Remembering The Dark Side Of Ellis Island

A deserted stairwell at the Ellis Island Hospital where many sick immigrants were treated.
A deserted stairwell at the Ellis Island Hospital where many sick immigrants were treated.

The Statue of Liberty appears like a recurring thought — suddenly, unexpectedly, the embodiment of the American dream — so tantalizingly close, and yet so far away for those who were confined here.

She beckons the tired, the poor, the huddled masses of the world, and for more than 60 years beginning in 1892, they spilled onto the docks at Ellis Island, 12 million of them altogether. Once in 1907, more than 11,000 arrived in one day.

The immigrants climbed the steep stairs into the great hall. Doctors examined them and then decided who was free to go and who was sent to the south side of the island to the hospital, to be held for treatment and possible deportation. Today it is off-limits to the public.

"Tens of thousands of people were taken to the hospital," the author of "Forgotten Ellis Island," Lorie Conway, told Sunday Morning's Martha Teichner. "It's called the island of hope — 350 babies were born in this hospital — and it's called the island of tears — 3,500 immigrants died in this hospital, and many died penniless and were buried in paupers' graves."

To protect the nation from illnesses that immigrants arrived with, the Ellis Island hospital had what was considered one of the best infectious disease facilities in the world. Sick children found themselves separated from their parents.

The staff were ordered to treat immigrants with kindness and they did, but anti-immigrant feeling was strong, and the fear of deportation was real.

"Eugenics was a hard science at the turn of the century, and a lot of people, members of Congress believed in eugenics that held that the American gene pool was being poisoned and polluted by the immigrant stock that was interbreeding and intermarrying in America at that time," Conway said.

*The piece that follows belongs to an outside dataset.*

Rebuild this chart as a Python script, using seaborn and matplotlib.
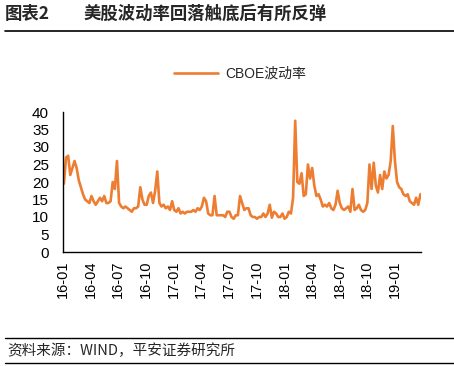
import numpy as np
import pandas as pd
import matplotlib
matplotlib.use("Agg")
import matplotlib.pyplot as plt
import matplotlib.dates as mdates
import seaborn as sns

# weekly CBOE VIX readings (week starting Monday)
start_week = "2016-01-04"
vix_2016 = [19.5, 27, 27.5, 22,
            24, 26, 24, 20.5,
            18.5, 16.5, 15, 14.5, 14,
            16, 14.5, 13.5, 14.5,
            15.5, 14.5, 16, 14, 14,
            14.5, 20, 18, 26,
            14, 13, 12.5, 13,
            12.5, 12, 11.5, 12.5, 12.5,
            13, 18.5, 15, 13.5,
            13.5, 16, 17, 14, 17.5,
            23, 14, 13, 13.5,
            12.5, 13, 12, 14.5]
vix_2017 = [12, 11.5, 12.5, 11, 11.5,
            11, 11.5, 11.5, 11.5,
            12, 11.5, 12.5, 12,
            13, 15.5, 14.5, 11,
            10.5, 10.5, 16, 10.5, 10.5,
            10.5, 10.5, 10, 11.5,
            11.5, 10, 9.5, 10.5, 10.5,
            16, 14, 12, 12.5,
            12.5, 10.5, 10, 10,
            9.5, 10, 10, 11, 10,
            11, 13.5, 9.8, 11.5,
            11, 10, 10, 11]
vix_2018 = [9.5, 10, 11.5, 11, 15.5,
            37.5, 20, 19.5, 22.5,
            16, 16.5, 25, 21,
            24, 19, 16, 16.5, 15,
            13, 13.5, 13, 14,
            12.5, 12, 13.5, 17.5,
            14, 12.5, 12, 12.5, 13,
            11.5, 18, 12, 12.5,
            13.5, 12, 11.5, 12,
            14, 25, 18, 25.5, 19,
            17, 22, 18, 23,
            21, 22, 26, 36]
vix_2019 = [26, 20, 18.5, 18, 16.5,
            16, 16.5, 14.5, 14,
            13.5, 15.5, 13.5, 16.5, 15]

values = vix_2016 + vix_2017 + vix_2018 + vix_2019
dates = pd.date_range(start_week, periods=len(values), freq="W-MON")
df = pd.DataFrame({"date": dates, "CBOE波动率": values})

sns.set_theme(style="white")
plt.rcParams["font.family"] = ["Liberation Sans", "Noto Sans CJK SC", "DejaVu Sans"]

fig = plt.figure(figsize=(4.54, 3.66), dpi=100)
ax = fig.add_axes([63 / 454, 1 - 252 / 366, (421 - 63) / 454, (252 - 112) / 366])

sns.lineplot(data=df, x="date", y="CBOE波动率", ax=ax, color="#ED7D31",
             linewidth=1.9, label="CBOE波动率")

ax.set_ylim(0, 40)
ax.set_yticks(range(0, 41, 5))
ax.set_xlim(pd.Timestamp("2016-01-01"), pd.Timestamp("2019-03-27"))
ax.xaxis.set_major_locator(mdates.MonthLocator(bymonth=[1, 4, 7, 10]))
ax.xaxis.set_major_formatter(mdates.DateFormatter("%y-%m"))
ax.set_xlabel("")
ax.set_ylabel("")
for s in ["top", "right"]:
    ax.spines[s].set_visible(False)
for s in ["left", "bottom"]:
    ax.spines[s].set_color("black")
    ax.spines[s].set_linewidth(1.0)
ax.tick_params(axis="x", direction="in", length=5, width=0.8, color="black",
               labelsize=10.5, rotation=90, pad=6)
ax.tick_params(axis="y", direction="in", length=4, width=0.8, color="black",
               labelsize=11, pad=10)
for t in ax.get_xticklabels() + ax.get_yticklabels():
    t.set_color("black")

leg = ax.legend(loc="center", bbox_to_anchor=((240 - 63) / (421 - 63), (252 - 74) / 140),
                frameon=False, fontsize=10, handlelength=3.2, handletextpad=0.5)

cjk = ["Noto Sans CJK SC", "DejaVu Sans"]
fig.text(5 / 454, 1 - 14 / 366, "图表2", fontsize=12.5, fontweight="bold",
         family=cjk, va="center", ha="left")
fig.text(84 / 454, 1 - 14 / 366, "美股波动率回落触底后有所反弹", fontsize=12.5,
         fontweight="bold", family=cjk, va="center", ha="left")
fig.add_artist(plt.Line2D([5 / 454, 1], [1 - 31 / 366] * 2, color="black", lw=1.2))
fig.add_artist(plt.Line2D([5 / 454, 1], [1 - 338 / 366] * 2, color="black", lw=1.0))
fig.add_artist(plt.Line2D([5 / 454, 1], [1 - 363 / 366] * 2, color="black", lw=1.0))
fig.text(7 / 454, 1 - 351 / 366, "资料来源：WIND，平安证券研究所", fontsize=10.5,
         style="italic", family=cjk, va="center", ha="left")

fig.savefig("out.png", dpi=100)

Ellis Island finally closed in 1954. The immigrant processing center was restored and is now a museum. But not the "dark side," as the hospital complex came to be known.

In 1998, photographer Stephen Wilkes was asked to walk the grounds and spent an hour documenting what 50 years of neglect had done to the 22 hospital buildings. He took one look and then spent five years coming back again and again in different seasons, to capture the spooky beauty of the place before it was cleared and the buildings stabilized in hopes that it, too, one day would be restored.